É homem alto de corpo, envolto em carnes, forçoso e animoso, bem assombrado, discreto, nobre, liberal, macio, conversável e humilde; pelas quais partes sempre foi tido em muita conta entre a soldadesca, e é mui estimado e honrado do conde governador D. Rui Gonçalves da Câmara, em cujo tempo veio a esta terra, e amado de todos os moradores desta ilha de S.
Miguel, que de boa vontade o aceitaram por sargento perpétuo. É tão curioso que de todas as batalhas e empresas em que se achou fez um breve e copioso sumário, muito para ver e ouvir, em que bem mostrou ser mais que pastor, pois como Júlio César, trazia na milícia as armas em uma mão e os comentairos na outra.

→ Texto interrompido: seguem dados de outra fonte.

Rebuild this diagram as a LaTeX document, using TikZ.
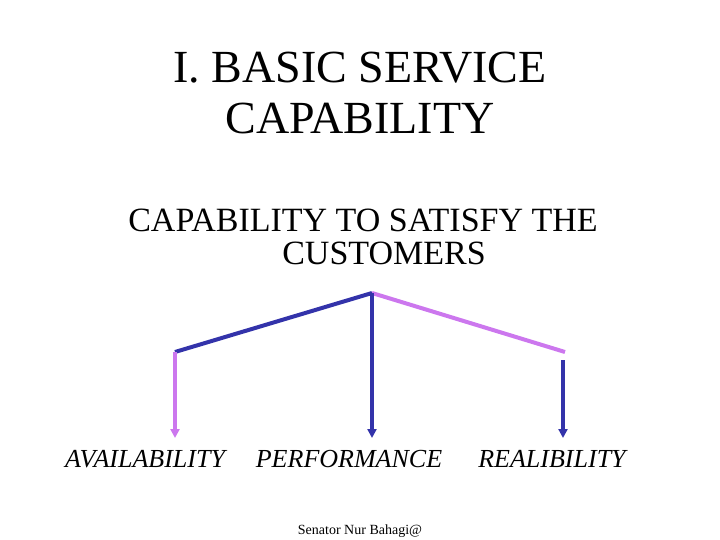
\documentclass[tikz,border=0pt]{standalone}
\usepackage{fontspec}
\setmainfont{Liberation Serif}
\usetikzlibrary{arrows.meta}
\definecolor{dblue}{RGB}{51,51,170}
\definecolor{viol}{RGB}{204,119,238}
\begin{document}
\begin{tikzpicture}[x=1pt,y=-1pt,
  lbl/.style={font=\fontsize{26}{30}\selectfont\itshape},
  ln/.style={line width=4pt},
  arr/.style={line width=3.2pt,-{Triangle[length=9pt,width=9pt]}}]
\useasboundingbox (0,0) rectangle (720,540);
\node[font=\fontsize{46}{50}\selectfont] (title1) at (360,68) {I. BASIC SERVICE};
\node[font=\fontsize{46}{50}\selectfont] (title2) at (360,118) {CAPABILITY};
\node[font=\fontsize{34}{40}\selectfont] (sub1) at (363,220) {CAPABILITY TO SATISFY THE};
\node[font=\fontsize{34}{40}\selectfont] (sub2) at (384,253) {CUSTOMERS};
\coordinate (l) at (175,352);
\coordinate (t) at (372,293);
\coordinate (r) at (565,352);
\coordinate (r2) at (563,360);
\node[lbl] (a) at (145,459) {AVAILABILITY};
\node[lbl] (p) at (349,459) {PERFORMANCE};
\node[lbl] (rel) at (552,459) {REALIBILITY};
\node[font=\fontsize{14}{16}\selectfont] (f) at (360,531) {Senator Nur Bahagi@};
\draw[ln,dblue] (l) -- (t);
\draw[ln,viol] (t) -- (r);
\draw[arr,viol] (l) -- (175,438);
\draw[arr,dblue] (t) -- (372,438);
\draw[arr,dblue] (r2) -- (563,438);
\end{tikzpicture}
\end{document}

A cabo de três anos que o dito Manuel Correia estava nesta ilha com o dito cargo de sargento mor, depois da batalha que se teve com os dois galeões ingreses, de cuja vitória foi ele a principal parte, se foi ao Regno, onde lhe fez Sua Majestade mercê de lhe confirmar o ofício de sargento mor perpétuo, com setenta mil réis de ordenado, que tinha dantes, e tomado por seu capitão do número, com doze mil réis pagos no mesmo lugar aonde se paga o ordenado de sargento mor, e duzentos cruzados em dinheiro para ajuda de custa, e a praça que tinha no castelo, que eram onze cruzados cada mês, que são cada ano cinquenta mil réis, e lhe aclarou que se lhe pague cada ano, como se lhe pagava, que vem a ser, um ordenado com outro, cento e trinta e dois mil réis cada ano, e a seu irmão, Simão Correia, que também se achou na mesma batalha com ele contra os galeões ingreses, fez Sua Majestade mercê de o tomar por cavaleiro fidalgo, e cinquenta cruzados de mercê para ajuda de custa.